The problems and politics surrounding housing policy and homelessness have taken on new exposure this year amid the pandemic and the other agitations which have branded this year what it is. In Denver, it has been most starkly illuminated in the advent of the numerous camps and tent cities springing up around the beleaguered downtown core.
That these are unlawful was confirmed by a Denver District Court judge who last week overturned a lower court ruling from last year which claimed that the city’s prohibition against “urban camping” was somehow unconstitutional. The new ruling (which will in all likelihood be appealed in turn) finds fault in the previous opinion which, in a fit of judicial activism that was remarkable even in this age of hyper-active judiciaries, managed to find Denver’s park-and-sidewalk-camping ban an abrogation of due process; of the American’s With Disabilities Act; of the injunction against imposing cruel and unusual punishment, and perhaps the Magna Carta and the Treaty of Westphalia.
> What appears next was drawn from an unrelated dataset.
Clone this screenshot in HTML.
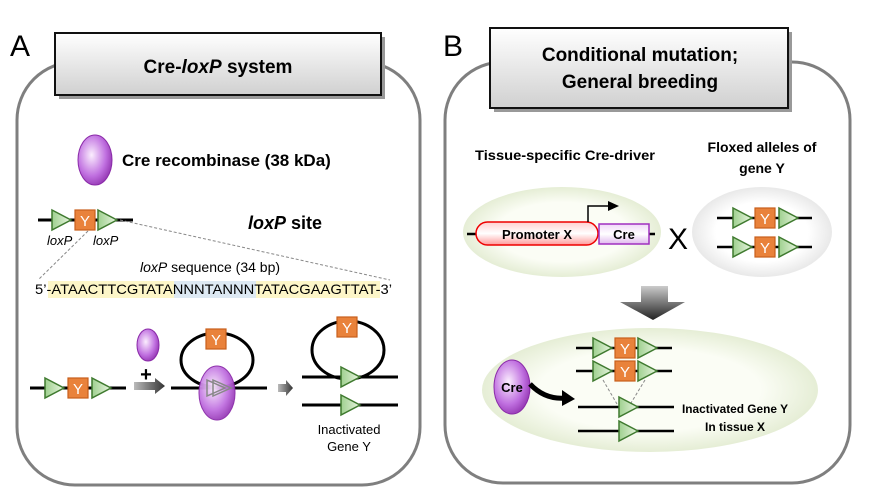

The encampments have, here and there, been cleaned up, but for the most part they have tended to just move elsewhere, bringing the concentration of assorted problems, including disease, crime, and drug use, to different city blocks. The clean-ups may be a welcome move, but they do not, alone, solve the problem.
It is a cold, but accurate, observation that a certain amount of homelessness, like unemployment, will persist in society, for a variety of reasons. The problem of homelessness issues many questions and contentions; not among them, one hopes, the question of whether they ought to be cared for at all. There is nearly universal acceptance of the idea that something should be done to provide relief. But the current and proposed approaches, especially those considered more progressive, have not only failed to improve the lot of those on the streets, but have made the situation worse.
Much has been made in recent months, owing to the COVID pandemic, of halting or postponing evictions of those who fail to pay their rent. These moratoriums may be well-intentioned, on a superficial level, but are wrongheaded on nearly every other. Earlier this month, the CDC under the Trump administration issued a sweeping proclamation banning landlords from evicting tenants who claim they cannot afford to pay due to COVID, through at least the end of the year. Not only was this yet another test of the elasticity of government emergency powers, but such broad interventions — this one extends not only to federally-subsidized housing, but to all rental agreements — ignore the central fact of economics; that someone will be left holding the bag. It is worth noting that no relief has been proposed for the people who owe mortgages or have invested life savings into rental property only to be told they can’t collect the rents they are due. One may see that as a disincentive to providing housing.
Generally missing in discussions around homelessness is a diagnosis of its causes. Certainly economics in a key factor in many instances, and here too progressive policy shares most of the blame; like minimum wage laws, for instance, which price many people in the lowest economic classes out of the job market.
Simplistic calls persist for a greater abundance of “affordable housing,” but it has been decades of progressive-minded policies which contribute most directly to higher housing costs. Rent control, restrictive zoning laws, land-use policies calling for greater “open space” and the like, have all made the housing market artificially higher that it would otherwise be.
There is also an unavoidable element of chronic homelessness, largely independent of the general economy. This group is characterized by various types and degrees of mental illness and drug use, and liberal policies have amplified the difficulties associated with both. In terms of mental health, a certain social acquiescence, if you will, or, as Kevin Williamson put it, a sense of who-are-we-to-judge has pervaded the system and limited the options once available providing necessary care for these individuals. Similarly, as drug use has increasingly been decriminalized and, inescapably therefore, normalized, it has been effectively encouraged. Neither approach serves to get these unfortunate people off the streets and into the care they need.
The replacement of the private structures within society that traditionally have provided for many of the needs of the homeless — family, church, community — by the state has not worked. Solutions to the problem are not easy to identify and will not neatly fit into ideological boxes, but if we are to liberate the homeless from their wretched situation we need first to liberate ourselves from the wretched polices which perpetuate their condition.